In this scenario, cohesion can be seen to be stable with respect to small changes in the data. Rather than having discrete jumps, due to discontinuities in (9) and (10), a positive \(\epsilon \) (e.g., reflecting the precision used to store the data) makes cohesion a continuous function of S. For instance, for \(x,y,z\in S\), with \(x<y<z\), if z is sufficiently close to y (relative to \(\epsilon \)), then z is in the local focus with probability one, i.e., \(R_{x,y,z}=1\). However, if z is gradually increased (moving farther from y), \(R_{x,y,z}\) transitions to the value zero.

Finally, we can consider how cohesion varies as \(\epsilon \) increases, in a manner similar to persistent homology [18]. It is currently work in progress to consider higher-dimensional scenarios and more complex settings. For consideration of clustering in the context of uncertain data, see, for instance [19, 20].

6 Conclusion

The generalization of partitioned local depth, developed here, enhances PaLD’s theoretical underpinnings and broadens the potential application of cohesion to complex data for which there may be uncertain, variable or conflicting information.

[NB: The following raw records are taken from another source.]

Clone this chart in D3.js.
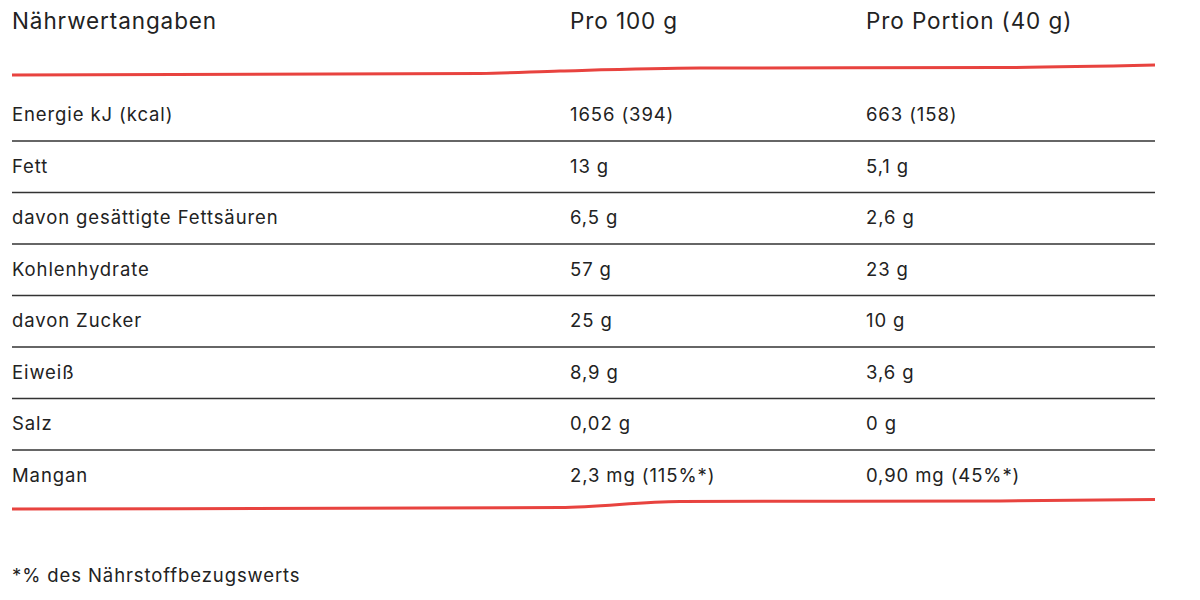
<!DOCTYPE html>
<html><head><meta charset="utf-8">
<script src="https://cdn.jsdelivr.net/npm/d3@7"></script>
<style>body{margin:0;background:#fff}svg{display:block}text{font-family:Inter,"Open Sans",sans-serif;fill:#222}</style>
</head><body><svg id="c" width="1200" height="600"></svg>
<script>
const headers = ["Nährwertangaben", "Pro 100 g", "Pro Portion (40 g)"];
const nutrients = ["Energie kJ (kcal)", "Fett", "davon gesättigte Fettsäuren", "Kohlenhydrate", "davon Zucker", "Eiweiß", "Salz", "Mangan"];
const per100 = ["1656 (394)", "13 g", "6,5 g", "57 g", "25 g", "8,9 g", "0,02 g", "2,3 mg (115%*)"];
const perPortion = ["663 (158)", "5,1 g", "2,6 g", "23 g", "10 g", "3,6 g", "0 g", "0,90 mg (45%*)"];
const footnote = "*% des Nährstoffbezugswerts";

const svg = d3.select("#c");
const colX = d3.scaleOrdinal().domain([0,1,2]).range([12, 570, 866]);
const rowY = d3.scaleLinear().domain([0, nutrients.length]).range([115, 115 + 51.5*nutrients.length]);

svg.selectAll("text.h").data(headers).join("text").attr("class","h")
  .attr("x",(d,i)=>colX(i)).attr("y",29).attr("font-size",22.5).attr("letter-spacing",0.9).text(d=>d);

const line = d3.line().curve(d3.curveMonotoneX);
svg.append("path").attr("d", line([[12,75],[480,73.5],[560,71],[700,68],[1000,67.5],[1155,65]]))
  .attr("fill","none").attr("stroke","#e8433f").attr("stroke-width",3);
svg.append("path").attr("d", line([[12,509],[560,507.5],[680,501.5],[1000,501],[1155,499.5]]))
  .attr("fill","none").attr("stroke","#e8433f").attr("stroke-width",3);

const rows = svg.selectAll("g.r").data(nutrients.map((n,i)=>[n,per100[i],perPortion[i]])).join("g").attr("class","r");
rows.each(function(r,i){
  const g=d3.select(this);
  r.forEach((t,j)=>g.append("text").attr("x",colX(j)).attr("y",rowY(i)).attr("dy","0.35em").attr("font-size",18.5).attr("letter-spacing",0.9).text(t));
  if(i<nutrients.length-1) g.append("line").attr("x1",12).attr("x2",1155)
    .attr("y1",rowY(i)+26).attr("y2",rowY(i)+26).attr("stroke","#333").attr("stroke-width",1.5);
});
svg.append("text").attr("x",12).attr("y",576).attr("dy","0.35em").attr("font-size",18.5).attr("letter-spacing",0.9).text(footnote);
</script></body></html>
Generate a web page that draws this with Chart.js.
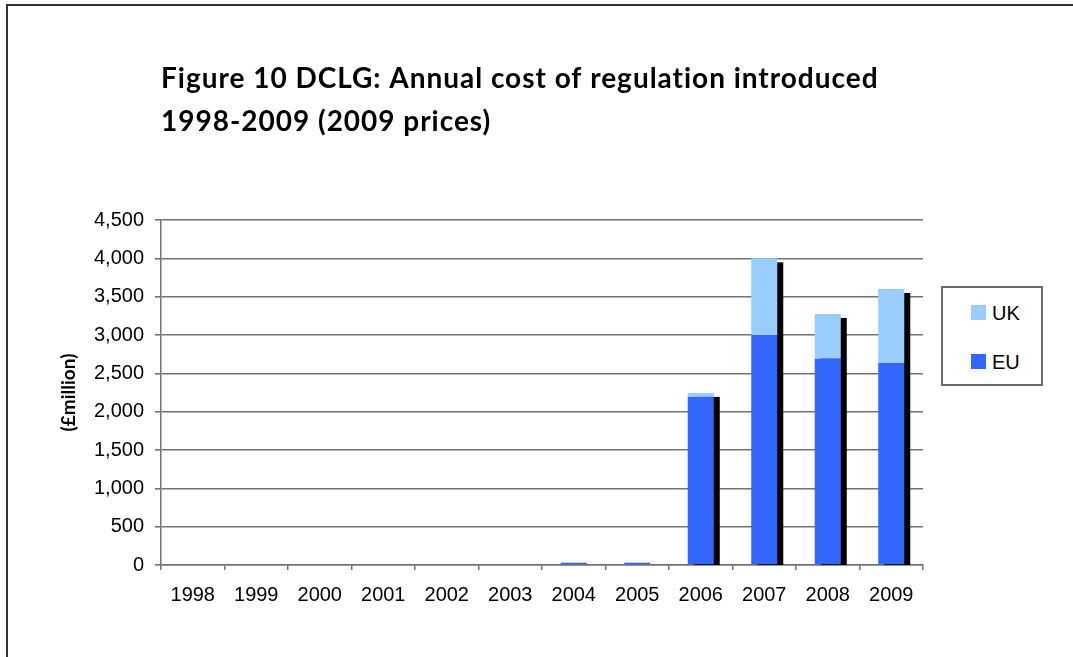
<!DOCTYPE html>
<html>
<head>
<meta charset="utf-8">
<script src="https://cdn.jsdelivr.net/npm/chart.js@4.4.0/dist/chart.umd.min.js"></script>
<style>
  html, body { margin: 0; padding: 0; background: #fff; overflow: hidden; }
  body { width: 1073px; height: 657px; position: relative; }
  #frame { position: absolute; left: 6px; top: 4px; width: 1200px; height: 800px; border: 2px solid #333; }
  #chart { position: absolute; left: 0; top: 0; }
  #legend {
    position: absolute; left: 941px; top: 286px; width: 98px; height: 96px;
    border: 2px solid #6b6b6b; background: #fff;
    font-family: "Liberation Sans", Arial, sans-serif; font-size: 20px; color: #000;
  }
  .item { position: absolute; left: 28px; height: 20px; line-height: 20px; }
  .item i { position: absolute; left: 0; top: 2px; width: 15px; height: 15px; }
  .item span { position: absolute; left: 21px; top: 0; white-space: nowrap; }
</style>
</head>
<body>
<div id="frame"></div>
<canvas id="chart" width="1073" height="657"></canvas>
<div id="legend"></div>
<script>
/* ── Data ─────────────────────────────────────────────────── */
const years = ['1998', '1999', '2000', '2001', '2002', '2003', '2004', '2005', '2006', '2007', '2008', '2009'];
const euCost = [0, 0, 0, 0, 0, 0, 30, 30, 2195, 3000, 2690, 2635];
const ukCost = [0, 0, 0, 0, 0, 0, 0, 0, 50, 1000, 585, 965];
const yTicks = [0, 500, 1000, 1500, 2000, 2500, 3000, 3500, 4000, 4500];

const titleLines = ['Figure 10 DCLG: Annual cost of regulation introduced', '1998-2009 (2009 prices)'];

/* ── Plugins ─────────────────────────────────────────────── */
// black drop shadow behind each stacked column
const shadowPlugin = {
  id: 'shadow',
  beforeDatasetsDraw(chart) {
    const ctx = chart.ctx;
    const area = chart.chartArea;
    const metas = chart.data.datasets.map((_, i) => chart.getDatasetMeta(i));
    ctx.save();
    ctx.fillStyle = '#000';
    years.forEach((_, i) => {
      if (!(euCost[i] + ukCost[i])) return;
      let top = Infinity, x = 0, w = 0;
      metas.forEach(m => {
        const el = m.data[i];
        top = Math.min(top, el.y);
        x = el.x; w = el.width;
      });
      const h = area.bottom - top - 4;
      if (h <= 0) return;
      ctx.fillRect(x - w / 2 + 6, top + 4, w, h);
    });
    ctx.restore();
  }
};

const titlePlugin = {
  id: 'pageTitle',
  afterDraw(chart) {
    const ctx = chart.ctx;
    ctx.save();
    ctx.fillStyle = '#000';
    ctx.font = 'bold 28px Lato';
    ctx.textBaseline = 'alphabetic';
    ctx.textAlign = 'left';
    const w = ctx.measureText(titleLines[0]).width;
    ctx.letterSpacing = ((718 - w) / titleLines[0].length) + 'px';
    ctx.fillText(titleLines[0], 161, 88);
    ctx.fillText(titleLines[1], 161, 131);
    ctx.restore();
  }
};

/* ── Chart ───────────────────────────────────────────────── */
const gridGrey = '#737373';

const chart = new Chart(document.getElementById('chart').getContext('2d'), {
  type: 'bar',
  data: {
    labels: years,
    datasets: [
      { label: 'EU', data: euCost, backgroundColor: '#3366ff', borderWidth: 0 },
      { label: 'UK', data: ukCost, backgroundColor: '#99ccff', borderWidth: 0 }
    ]
  },
  options: {
    responsive: false,
    animation: false,
    devicePixelRatio: 1,
    barPercentage: 0.41,
    categoryPercentage: 1,
    layout: { padding: { left: 0, top: 220, right: 150, bottom: 52 } },
    plugins: {
      legend: { display: false },
      tooltip: { enabled: false }
    },
    scales: {
      x: {
        stacked: true,
        afterFit: s => { s.height = 40; },
        grid: { drawOnChartArea: false, drawTicks: true, tickLength: 5, color: gridGrey, lineWidth: 1.5 },
        border: { display: true, color: gridGrey, width: 1.5 },
        ticks: { color: '#000', padding: 13, maxRotation: 0, font: { family: 'Liberation Sans', size: 20 } }
      },
      y: {
        stacked: true,
        min: 0,
        max: 4500,
        afterFit: s => { s.width = 161; },
        afterBuildTicks: s => { s.ticks = yTicks.map(v => ({ value: v })); },
        grid: { color: gridGrey, lineWidth: 1.6, tickLength: 6 },
        border: { display: true, color: gridGrey, width: 1.5 },
        ticks: {
          color: '#000', padding: 11,
          font: { family: 'Liberation Sans', size: 20 },
          callback: v => v.toLocaleString('en-GB')
        },
        title: {
          display: true,
          text: '(£million)',
          color: '#000',
          padding: { top: 57, bottom: 0 },
          font: { family: 'Lato', size: 19, weight: 'bold' }
        }
      }
    }
  },
  plugins: [shadowPlugin, titlePlugin]
});

/* ── Legend (boxed, UK above EU) ─────────────────────────── */
const legendEl = document.getElementById('legend');
const legendTops = [15, 64];
chart.data.datasets.slice().reverse().forEach((ds, i) => {
  const item = document.createElement('div');
  item.className = 'item';
  item.style.top = legendTops[i] + 'px';
  item.innerHTML = `<i style="background:${ds.backgroundColor}"></i><span>${ds.label}</span>`;
  legendEl.appendChild(item);
});
</script>
</body>
</html>
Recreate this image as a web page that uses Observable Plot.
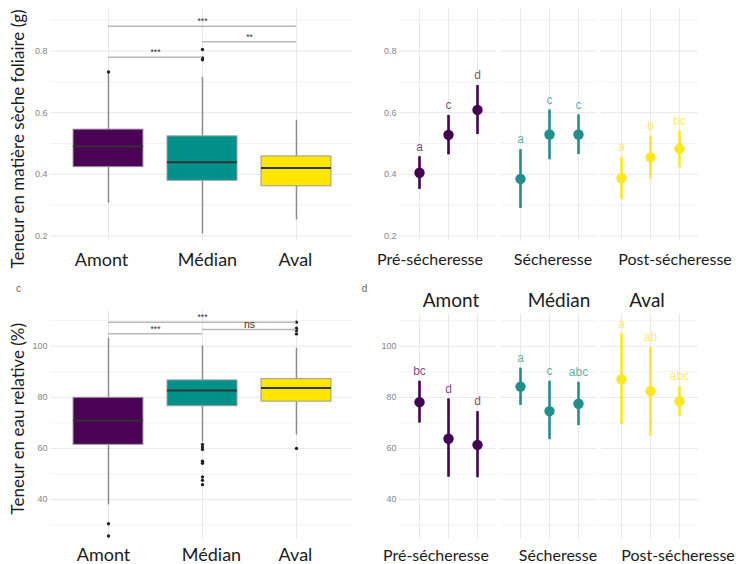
<!DOCTYPE html>
<html><head><meta charset="utf-8">
<script src="https://cdn.jsdelivr.net/npm/d3@7"></script>
<script src="https://cdn.jsdelivr.net/npm/@observablehq/plot@0.6"></script>
<style>
body{margin:0;background:#fff;}
#fig{position:relative;width:736px;height:564px;overflow:hidden;background:#fff;font-family:Lato,sans-serif;}
</style></head><body><div id="fig"></div>
<script>
// ---------- categories ----------
const sites = ["Amont", "Médian", "Aval"];
const periods = ["Pré-sécheresse", "Sécheresse", "Post-sécheresse"];

// ---------- panel a : teneur en matière sèche foliaire (boxplots) ----------
const msfLow  = [0.306, 0.206, 0.252];
const msfQ1   = [0.423, 0.379, 0.361];
const msfMed  = [0.490, 0.439, 0.420];
const msfQ3   = [0.545, 0.523, 0.458];
const msfHigh = [0.725, 0.715, 0.575];
const msfOutliers = [[0.732], [0.805, 0.778, 0.772], []];
const msfPairs  = [[0, 1], [1, 2], [0, 2]];
const msfPairY  = [0.780, 0.830, 0.881];
const msfPairLab = ["***", "**", "***"];

// ---------- panel b : moyennes matière sèche ----------
const msfMean = [[0.405, 0.528, 0.609], [0.385, 0.529, 0.529], [0.387, 0.455, 0.483]];
const msfLo   = [[0.351, 0.463, 0.529], [0.289, 0.447, 0.464], [0.318, 0.385, 0.421]];
const msfHi   = [[0.457, 0.591, 0.688], [0.480, 0.609, 0.593], [0.455, 0.524, 0.540]];
const msfLetters = [["a", "c", "d"], ["a", "c", "c"], ["a", "b", "bc"]];

// ---------- panel c : teneur en eau relative (boxplots) ----------
const rwcLow  = [37.9, 62.5, 65.3];
const rwcQ1   = [61.4, 76.5, 78.3];
const rwcMed  = [70.9, 82.7, 83.6];
const rwcQ3   = [79.8, 86.6, 87.1];
const rwcHigh = [103.1, 100.1, 99.2];
const rwcOutliers = [[30.5, 25.7], [61.5, 60.5, 59.6, 55.0, 54.2, 48.8, 47.5, 45.8], [60.0, 104.8, 106.1, 107.0, 109.4]];
const rwcPairs  = [[0, 1], [1, 2], [0, 2]];
const rwcPairY  = [104.9, 106.5, 109.4];
const rwcPairLab = ["***", "ns", "***"];

// ---------- panel d : moyennes teneur en eau ----------
const rwcMean = [[78.1, 63.8, 61.4], [84.2, 74.6, 77.5], [87.0, 82.4, 78.5]];
const rwcLo   = [[69.9, 48.7, 48.5], [76.8, 63.4, 68.9], [69.4, 64.8, 72.5]];
const rwcHi   = [[86.3, 79.4, 74.4], [91.4, 86.3, 85.9], [104.9, 99.6, 84.2]];
const rwcLetters = [["bc", "d", "d"], ["a", "c", "abc"], ["a", "ab", "abc"]];

// ---------- tick values ----------
const msfTicks = [0.2, 0.4, 0.6, 0.8];
const msfMinor = [0.3, 0.5, 0.7, 0.9];
const rwcTicks = [40, 60, 80, 100];
const rwcMinor = [30, 50, 70, 90, 110];

// ---------- styles ----------
const boxColors = ["#4b0156", "#00928a", "#fee600"];
const pointColors = ["#440154", "#21908c", "#fde725"];
const gridMajor = "#e8e8e8", gridMinor = "#f3f3f3";
const ink = "#1c1c1c";

const fig = document.getElementById("fig");
function place(el, left, top) {
  el.style.position = "absolute";
  el.style.left = left + "px";
  el.style.top = top + "px";
  el.style.background = "transparent";
  el.style.overflow = "visible";
  fig.appendChild(el);
}

function boxPanel(o) {
  const boxes = sites.map((s, i) => ({i, site: s, lo: o.low[i], q1: o.q1[i], med: o.med[i], q3: o.q3[i], hi: o.high[i]}));
  const outs = o.outliers.flatMap((vals, i) => vals.map(v => ({i, v})));
  const br = o.pairs.map((p, k) => ({a: p[0], b: p[1], y: o.pairY[k], label: o.pairLab[k]}));
  const half = 0.372;
  const labels = sites.map((s, i) => ({i, s}));
  return Plot.plot({
    width: 360, height: o.height,
    marginLeft: 50, marginRight: 8, marginTop: o.marginTop, marginBottom: o.marginBottom,
    style: {fontFamily: "Lato", background: "transparent"},
    x: {type: "linear", domain: [-0.617, 2.596], axis: null},
    y: {domain: o.yDomain},
    color: {domain: sites, range: boxColors},
    marks: [
      Plot.gridY({ticks: o.minor, stroke: gridMinor, strokeOpacity: 1}),
      Plot.gridY({ticks: o.ticks, stroke: gridMajor, strokeOpacity: 1}),
      Plot.gridX({ticks: [0, 1, 2], stroke: gridMajor, strokeOpacity: 1}),
      Plot.axisY({ticks: o.ticks, tickSize: 0, tickPadding: 3, fontSize: 9, fill: "#858585", fontFamily: "Liberation Sans", tickFormat: o.fmt, label: null}),
      Plot.ruleX(boxes, {x: "i", y1: "lo", y2: "q1", stroke: "#8c8c8c", strokeWidth: 1.5}),
      Plot.ruleX(boxes, {x: "i", y1: "q3", y2: "hi", stroke: "#8c8c8c", strokeWidth: 1.5}),
      Plot.rect(boxes, {x1: d => d.i - half, x2: d => d.i + half, y1: "q1", y2: "q3", fill: "site", stroke: "#9a9a9a", strokeWidth: 1}),
      Plot.ruleY(boxes, {x1: d => d.i - half, x2: d => d.i + half, y: "med", stroke: "#333", strokeWidth: 2}),
      Plot.dot(outs, {x: "i", y: "v", r: 1.7, fill: "#222"}),
      Plot.ruleY(br, {x1: "a", x2: "b", y: "y", stroke: "#b8b8b8", strokeWidth: 1.5}),
      Plot.text(br, {x: d => (d.a + d.b) / 2, y: "y", text: "label", lineAnchor: "bottom", dy: -2, fontSize: d => d.label === "ns" ? 10.5 : 8.5, fill: "#333", fontFamily: "Liberation Sans"}),
      Plot.text([o.title], {text: d => d, frameAnchor: "left", textAnchor: "middle", lineAnchor: "middle", rotate: -90, dx: -32, dy: o.titleDy, fontSize: 17, fill: ink, fontFamily: "Lato"}),
      ...(o.letter ? [Plot.text([o.letter], {text: d => d, frameAnchor: "top-left", textAnchor: "middle", lineAnchor: "middle", dx: -32, dy: o.letterDy, fontSize: 10, fill: "#666", fontFamily: "Liberation Sans"})] : []),
      ...labels.map((l, i) => Plot.text([l], {x: "i", text: "s", frameAnchor: "bottom", lineAnchor: "middle", dy: o.labelDy, dx: o.labelDx[i], fontSize: 18, fill: ink, fontFamily: "Lato"}))
    ]
  });
}

function meanPanel(o) {
  const pts = sites.flatMap((s, si) => periods.map((p, pi) => ({site: s, period: p, mean: o.mean[si][pi], lo: o.lo[si][pi], hi: o.hi[si][pi], letter: o.letters[si][pi]})));
  const bottom = sites.map((s, i) => ({site: s, label: periods[i]}));
  const top = sites.map(s => ({site: s, label: s}));
  return Plot.plot({
    width: 376, height: o.height,
    marginLeft: 38, marginRight: 38, marginTop: o.marginTop, marginBottom: o.marginBottom,
    style: {fontFamily: "Lato", background: "transparent"},
    fx: {domain: sites, paddingInner: 0.04, paddingOuter: 0, axis: null, label: null},
    x: {type: "point", domain: periods, padding: 0.63, axis: null},
    y: {domain: o.yDomain},
    color: {domain: sites, range: pointColors},
    marks: [
      Plot.gridY({ticks: o.minor, stroke: gridMinor, strokeOpacity: 1}),
      Plot.gridY({ticks: o.ticks, stroke: gridMajor, strokeOpacity: 1}),
      Plot.gridX({stroke: gridMajor, strokeOpacity: 1}),
      Plot.axisY({ticks: o.ticks, tickSize: 0, tickPadding: 3, fontSize: 9, fill: "#858585", fontFamily: "Liberation Sans", tickFormat: o.fmt, label: null}),
      Plot.ruleX(pts, {fx: "site", x: "period", y1: "lo", y2: "hi", stroke: "site", strokeWidth: 2.6}),
      Plot.dot(pts, {fx: "site", x: "period", y: "mean", fill: "site", r: 5.2}),
      Plot.text(pts, {fx: "site", x: "period", y: "hi", text: "letter", dy: -10, fill: "site", fillOpacity: 0.72, fontSize: 12, fontFamily: "Liberation Sans"}),
      ...bottom.map((b, i) => Plot.text([b], {fx: "site", text: "label", frameAnchor: "bottom", lineAnchor: "middle", dy: o.bottomDy, dx: o.bottomDx[i], fontSize: 16, fill: ink, fontFamily: "Lato"})),
      ...(o.showTop ? top.map((b, i) => Plot.text([b], {fx: "site", text: "label", frameAnchor: "top", lineAnchor: "middle", dy: o.topDy, dx: o.topDx[i], fontSize: 19, fill: ink, fontFamily: "Lato"})) : []),
      ...(o.letter ? [Plot.text([{site: sites[0], t: o.letter}], {fx: "site", text: "t", frameAnchor: "top-left", textAnchor: "middle", lineAnchor: "middle", dx: -35, dy: o.letterDy, fontSize: 10, fill: "#666", fontFamily: "Liberation Sans"})] : [])
    ]
  });
}

const f1 = d3.format(".1f");
const f0 = d3.format("d");

place(boxPanel({
  low: msfLow, q1: msfQ1, med: msfMed, q3: msfQ3, high: msfHigh, outliers: msfOutliers,
  pairs: msfPairs, pairY: msfPairY, pairLab: msfPairLab,
  yDomain: [0.185, 0.935], ticks: msfTicks, minor: msfMinor, fmt: f1,
  height: 280, marginTop: 9, marginBottom: 40,
  title: "Teneur en matière sèche foliaire (g)", titleDy: 14,
  labelDy: 20, labelDx: [-7, 5, -1]
}), 0, 0);

place(meanPanel({
  mean: msfMean, lo: msfLo, hi: msfHi, letters: msfLetters,
  yDomain: [0.185, 0.935], ticks: msfTicks, minor: msfMinor, fmt: f1,
  height: 280, marginTop: 9, marginBottom: 40,
  bottomDy: 19, bottomDx: [-18, 4, 25], showTop: false
}), 360, 0);

place(boxPanel({
  low: rwcLow, q1: rwcQ1, med: rwcMed, q3: rwcQ3, high: rwcHigh, outliers: rwcOutliers,
  pairs: rwcPairs, pairY: rwcPairY, pairLab: rwcPairLab,
  yDomain: [24.5, 114], ticks: rwcTicks, minor: rwcMinor, fmt: f0,
  height: 284, marginTop: 29.9, marginBottom: 25.4,
  title: "Teneur en eau relative (%)", titleDy: -6,
  labelDy: 16.5, labelDx: [-5, 9, -1],
  letter: "c", letterDy: -22
}), 0, 280);

place(meanPanel({
  mean: rwcMean, lo: rwcLo, hi: rwcHi, letters: rwcLetters,
  yDomain: [24.5, 112.5], ticks: rwcTicks, minor: rwcMinor, fmt: f0,
  height: 284, marginTop: 33.8, marginBottom: 25.4,
  bottomDy: 16.5, bottomDx: [-12, 9, 28],
  showTop: true, topDy: -13, topDx: [3, 10, -3],
  letter: "d", letterDy: -26
}), 360, 280);
</script>
</body></html>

Two key probabilistic concepts, local relevance and support division, are introduced leading to an extended probabilistic framework for revealing communities in data.

Base properties of the resulting cohesion values have been proven and initial potential applications in the contexts of multiple dissimilarity measures, event-based data and data uncertainty are discussed. Several questions remain, as suggested throughout the manuscript. We have provided examples of applications in Sect. 5, but general determination of arrays \(\varvec{R}\) and \(\varvec{Q}\) (and their impact for representative community structure) is important for future work. It is hoped that the present work may lead to further consideration of communities in data.